> _WORK REQUIRED_
Reproduce exactly the lines below, from the first one through the line containing "LOW = dict(rx=1215, y0=895, a=-409)", and omit any pictures.

> _COLLECTED MATERIAL_
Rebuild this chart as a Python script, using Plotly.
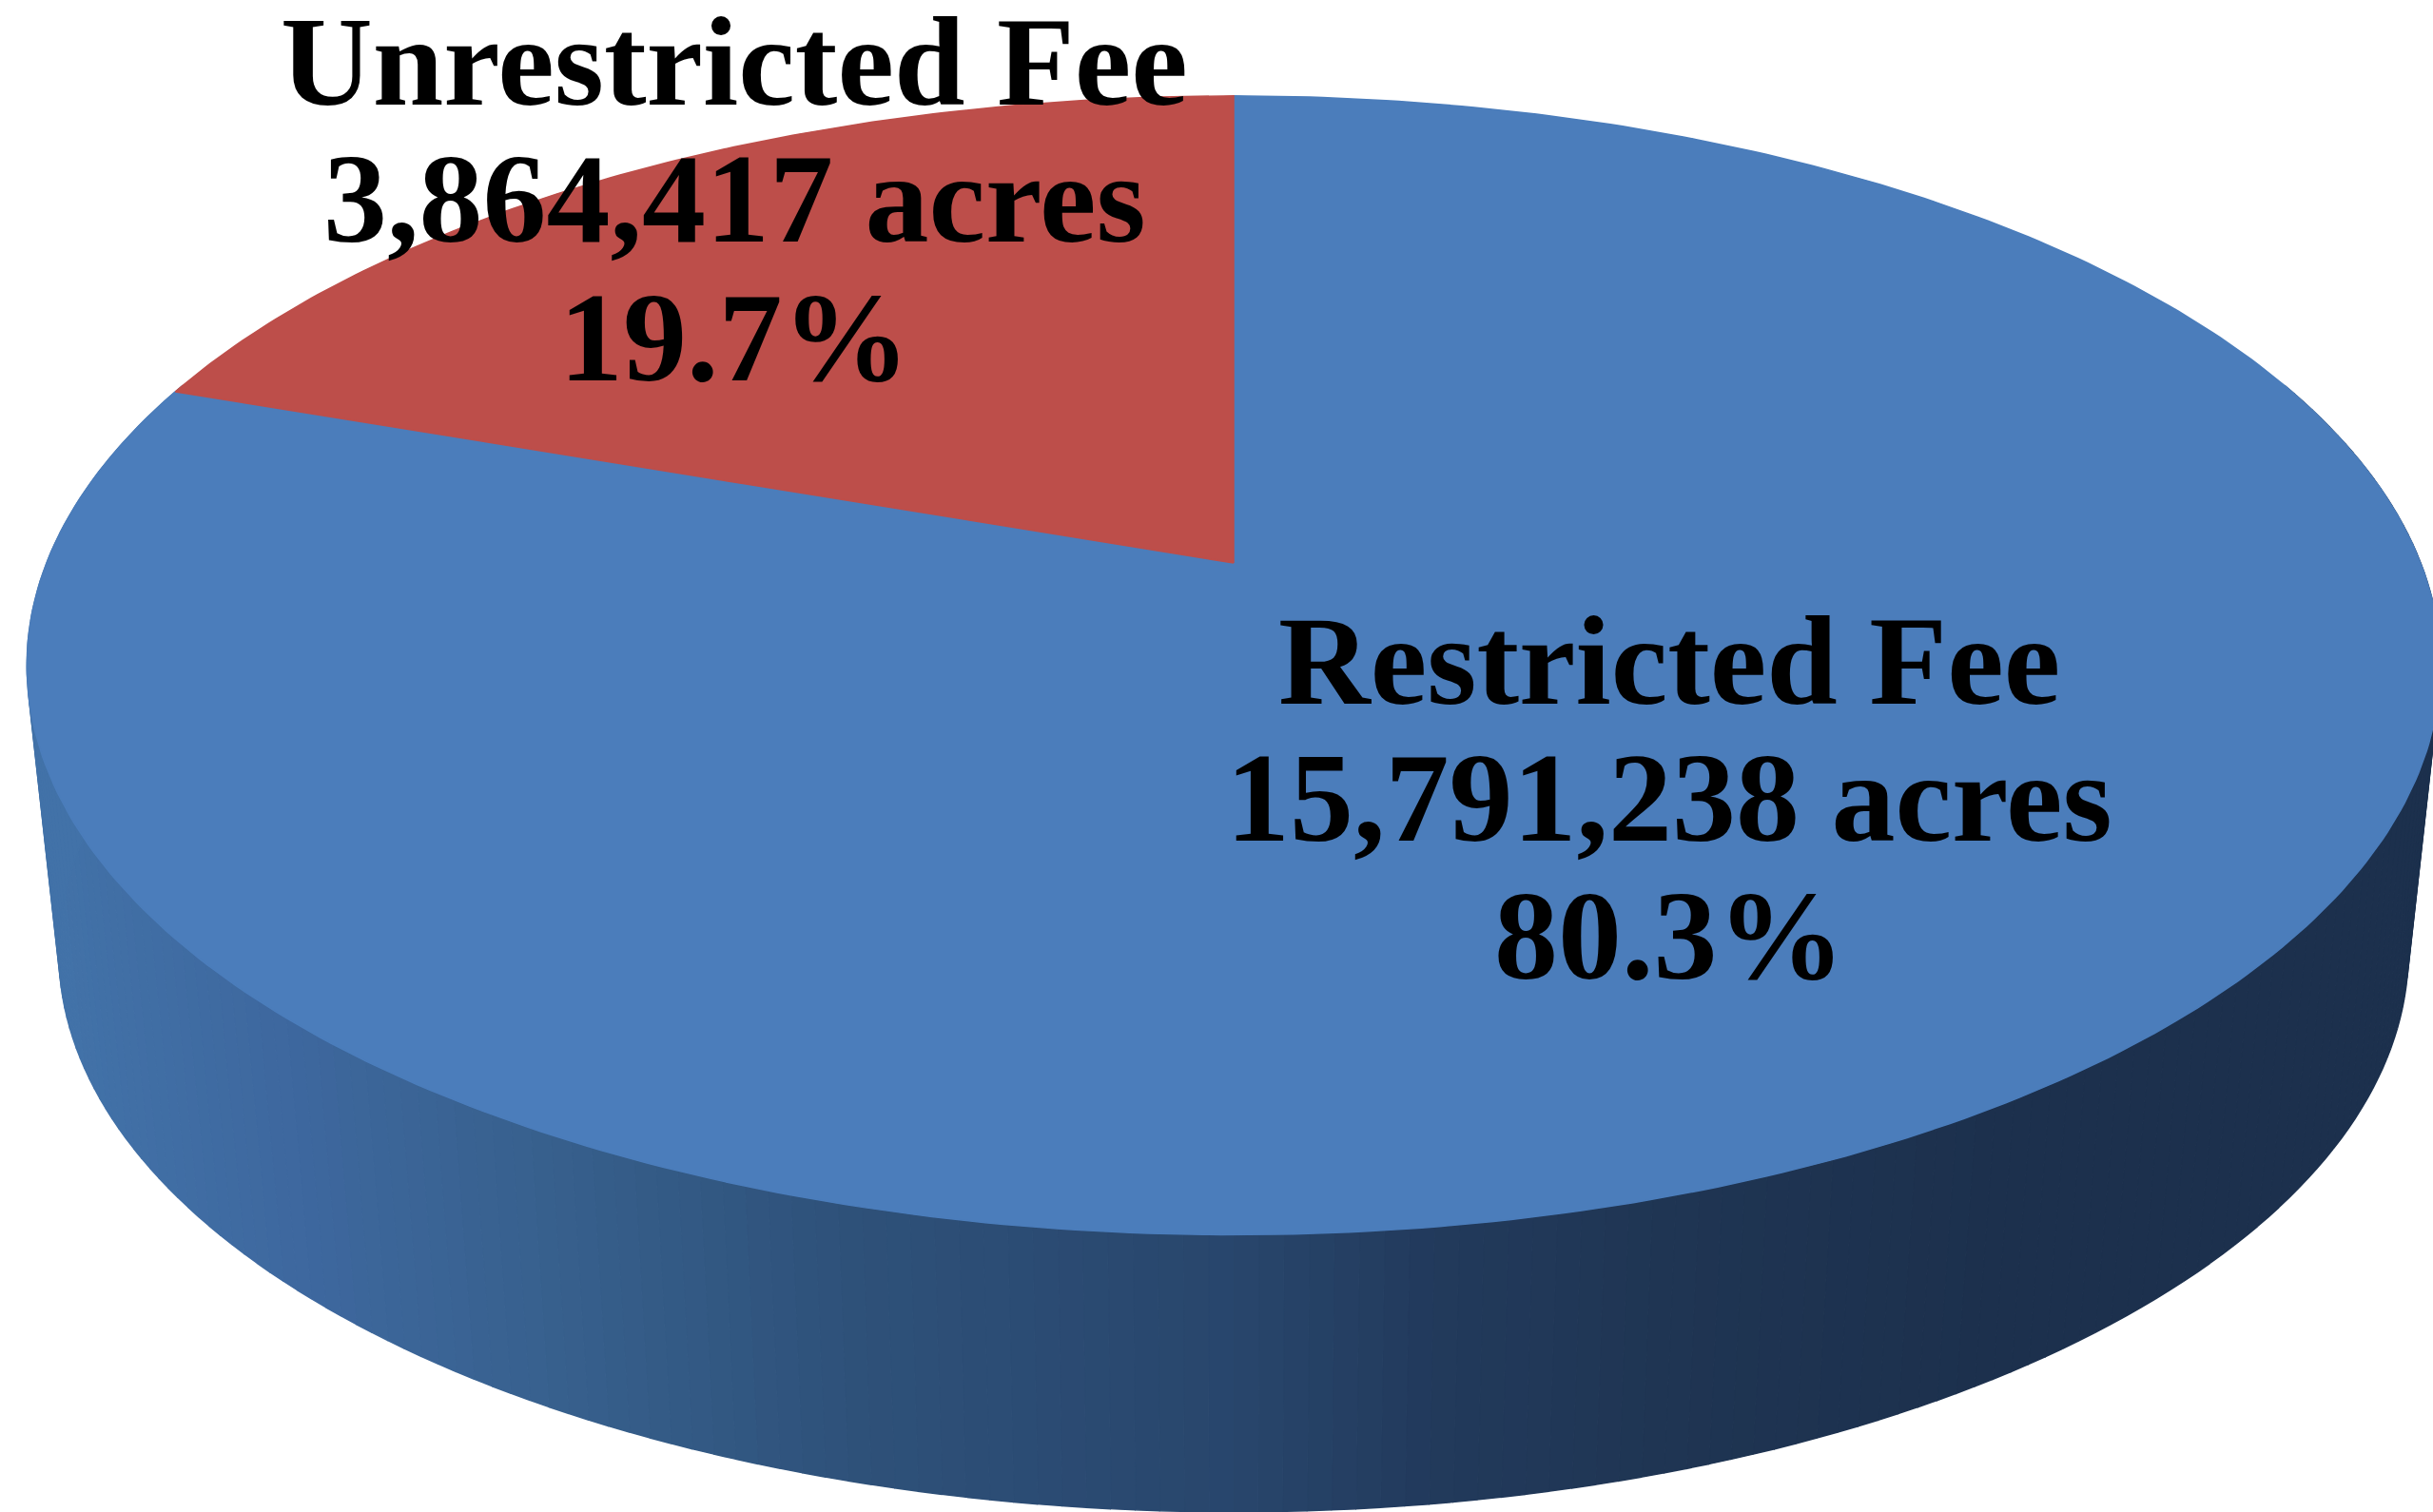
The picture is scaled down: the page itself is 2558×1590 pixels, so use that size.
import numpy as np
import plotly.graph_objects as go

# ---- data ----
categories = ["Restricted Fee", "Unrestricted Fee"]
acres = [15791238, 3864417]
percent_labels = ["80.3%", "19.7%"]
acre_labels = ["15,791,238 acres", "3,864,417 acres"]
slice_colors = ["#4B7DBB", "#BD4E4A"]

# ---- side wall shading, by horizontal page position ----
wall_stop_x = [60, 300, 550, 900, 1100, 1300, 1500, 1750, 2100, 2558]
wall_stop_rgb = [(66, 114, 168), (62, 104, 159), (56, 97, 143), (46, 81, 121), (43, 75, 115),
                 (40, 70, 108), (34, 58, 92), (31, 53, 83), (28, 48, 77), (28, 48, 77)]

W, H = 2558, 1590
CX = 1297
PERSP = 0.1798
TOP = dict(rx=1248, y0=592, a=-473)
LOW = dict(rx=1215, y0=895, a=-409)


def ring(theta, p):
    """theta: clockwise angle from 12 o'clock (radians), projected with perspective."""
    u, v = np.sin(theta), np.cos(theta)
    d = 1 + PERSP * v
    return CX + p["rx"] * u / d, (p["y0"] + p["a"] * v) / d


fig = go.Figure()


def poly(x, y, color):
    fig.add_trace(go.Scatter(x=x, y=y, mode="lines", fill="toself", fillcolor=color,
                             line=dict(color=color, width=1.5), hoverinfo="skip", showlegend=False))


# side wall
edges = np.radians(np.linspace(70, 290, 221))
for t0, t1 in zip(edges[:-1], edges[1:]):
    ts = np.array([t0, t1])
    xt, yt = ring(ts, TOP)
    xl, yl = ring(ts[::-1], LOW)
    xm = float(np.mean(np.r_[xt, xl]))
    rgb = [int(round(np.interp(xm, wall_stop_x, [c[i] for c in wall_stop_rgb]))) for i in range(3)]
    poly(np.r_[xt, xl], np.r_[yt, yl], "rgb(%d,%d,%d)" % tuple(rgb))

# top face, from the values
shares = np.array(acres, dtype=float) / sum(acres)
sweep = shares * 2 * np.pi
cx0, cy0 = CX, TOP["y0"]
t_blue = np.linspace(0, sweep[0], 400)
t_red = np.linspace(sweep[0], 2 * np.pi, 120)
for ts, col in ((t_blue, slice_colors[0]), (t_red, slice_colors[1])):
    x, y = ring(ts, TOP)
    poly(np.r_[cx0, x, cx0], np.r_[cy0, y, cy0], col)

# labels
centres = [1755, 772]
baselines = [[739, 883, 1028], [109, 253, 399]]
FS = 134
for i, c in enumerate(categories):
    lines = [c, acre_labels[i], percent_labels[i]]
    for txt, b in zip(lines, baselines[i]):
        fig.add_annotation(x=centres[i], y=b - FS * 0.33, text=txt, showarrow=False,
                           xanchor="center", yanchor="middle",
                           font=dict(family="Liberation Serif", size=FS, color="black", weight=700))

fig.update_layout(width=W, height=H, autosize=False, margin=dict(l=0, r=0, t=0, b=0),
                  paper_bgcolor="white", plot_bgcolor="white",
                  xaxis=dict(range=[0, W], visible=False),
                  yaxis=dict(range=[H, 0], visible=False))
fig.write_html("out.html", config={"displayModeBar": False},
               post_script="document.body.style.margin='0';document.body.style.overflow='hidden';")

> _RESPONSE TO THE TASK_
Rebuild this chart as a Python script, using Plotly.
The picture is scaled down: the page itself is 2558×1590 pixels, so use that size.
import numpy as np
import plotly.graph_objects as go

# ---- data ----
categories = ["Restricted Fee", "Unrestricted Fee"]
acres = [15791238, 3864417]
percent_labels = ["80.3%", "19.7%"]
acre_labels = ["15,791,238 acres", "3,864,417 acres"]
slice_colors = ["#4B7DBB", "#BD4E4A"]

# ---- side wall shading, by horizontal page position ----
wall_stop_x = [60, 300, 550, 900, 1100, 1300, 1500, 1750, 2100, 2558]
wall_stop_rgb = [(66, 114, 168), (62, 104, 159), (56, 97, 143), (46, 81, 121), (43, 75, 115),
                 (40, 70, 108), (34, 58, 92), (31, 53, 83), (28, 48, 77), (28, 48, 77)]

W, H = 2558, 1590
CX = 1297
PERSP = 0.1798
TOP = dict(rx=1248, y0=592, a=-473)
LOW = dict(rx=1215, y0=895, a=-409)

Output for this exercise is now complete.